(Exercise description)
Show every line where "matplotlib" occurs.

(Recorded information)

-*-*-

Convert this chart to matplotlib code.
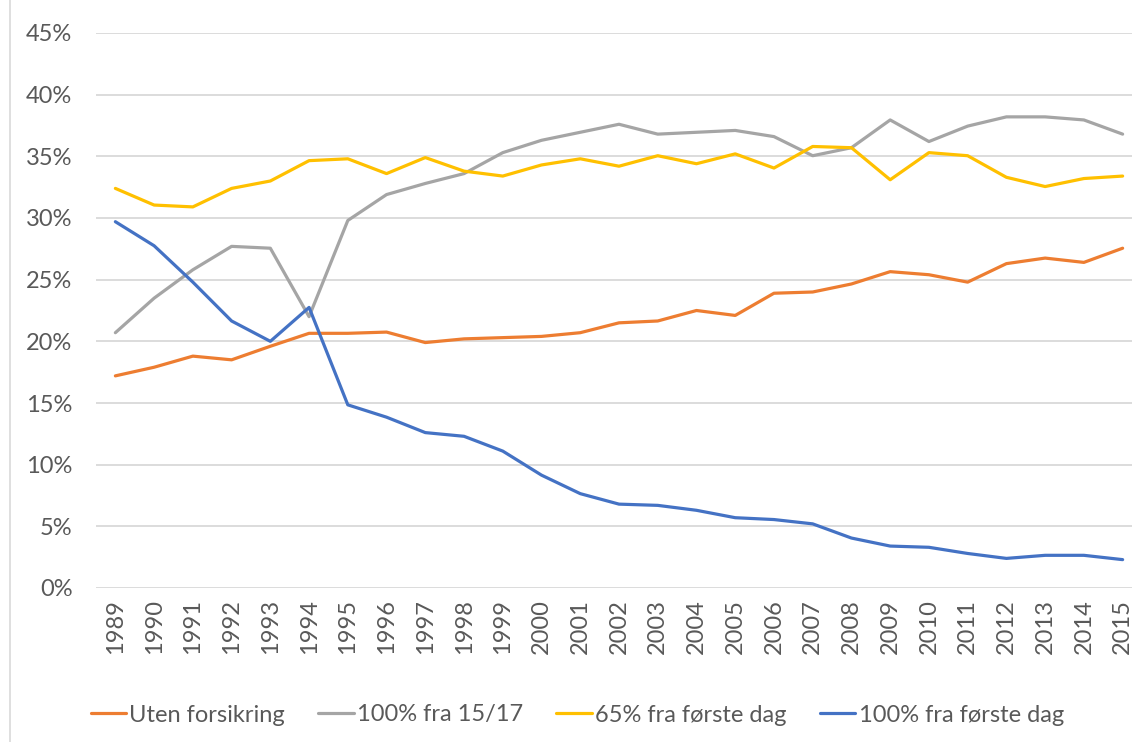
import matplotlib.pyplot as plt
from matplotlib.lines import Line2D
from matplotlib.ticker import PercentFormatter
import numpy as np

plt.rcParams['font.family'] = ['Lato', 'DejaVu Sans']

years = [str(y) for y in range(1989, 2016)]

# andel (%) per år
uten_forsikring = [17.2, 17.9, 18.8, 18.5, 19.6, 20.65, 20.65, 20.75, 19.9, 20.2,
                   20.3, 20.4, 20.7, 21.5, 21.65, 22.5, 22.1, 23.9, 24.0, 24.65,
                   25.65, 25.4, 24.8, 26.3, 26.75, 26.4, 27.55]
fra_15_17 = [20.7, 23.5, 25.8, 27.7, 27.55, 22.0, 29.8, 31.9, 32.8, 33.6,
             35.3, 36.3, 36.95, 37.6, 36.8, 36.95, 37.1, 36.6, 35.05, 35.7,
             37.95, 36.2, 37.45, 38.2, 38.2, 37.95, 36.8]
pst65_forste_dag = [32.4, 31.05, 30.9, 32.4, 33.0, 34.65, 34.8, 33.6, 34.9, 33.8,
                    33.4, 34.3, 34.8, 34.2, 35.05, 34.4, 35.2, 34.05, 35.8, 35.7,
                    33.1, 35.3, 35.05, 33.3, 32.55, 33.2, 33.4]
pst100_forste_dag = [29.7, 27.75, 24.8, 21.65, 20.0, 22.75, 14.85, 13.85, 12.6, 12.3,
                     11.1, 9.15, 7.65, 6.8, 6.7, 6.3, 5.7, 5.55, 5.2, 4.05,
                     3.4, 3.3, 2.8, 2.4, 2.65, 2.65, 2.3]

serier = [
    ('Uten forsikring', uten_forsikring, '#ED7D31'),
    ('100% fra 15/17', fra_15_17, '#A5A5A5'),
    ('65% fra første dag', pst65_forste_dag, '#FFC000'),
    ('100% fra første dag', pst100_forste_dag, '#4472C4'),
]

fig = plt.figure(figsize=(11.32, 7.42), dpi=100)
ax = fig.add_axes([96 / 1132, 1 - 588 / 742, 1046 / 1132, 555 / 742])

x = np.arange(len(years))
for navn, verdier, farge in serier:
    ax.plot(x, np.array(verdier) / 100, color=farge, lw=2.3, label=navn,
            solid_joinstyle='round', solid_capstyle='round')

ax.set_xlim(-0.5, len(years) - 0.5)
ax.set_ylim(0, 0.45)
ax.set_yticks(np.arange(0, 0.451, 0.05))
ax.yaxis.set_major_formatter(PercentFormatter(1.0, decimals=0))
ax.set_xticks(x)
ax.set_xticklabels(years, rotation=90)
ax.grid(axis='y', color='#D9D9D9', lw=1.3)
ax.set_axisbelow(True)
for s in ax.spines.values():
    s.set_visible(False)
ax.tick_params(length=0, labelsize=17, colors='#595959')
ax.tick_params(axis='y', pad=17)
ax.tick_params(axis='x', pad=8)

fig.legend(loc='center', bbox_to_anchor=(0.51, 1 - 715 / 742), ncol=4,
           frameon=False, fontsize=17, labelcolor='#595959',
           handlelength=1.5, handletextpad=0.15, columnspacing=1.4)

fig.add_artist(Line2D([10 / 1132, 10 / 1132], [0, 1], color='#D9D9D9', lw=1.2,
                      transform=fig.transFigure))

fig.savefig('out.png', dpi=100)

-*-*-

(Task output)
Convert this chart to matplotlib code.
import matplotlib.pyplot as plt
from matplotlib.lines import Line2D
from matplotlib.ticker import PercentFormatter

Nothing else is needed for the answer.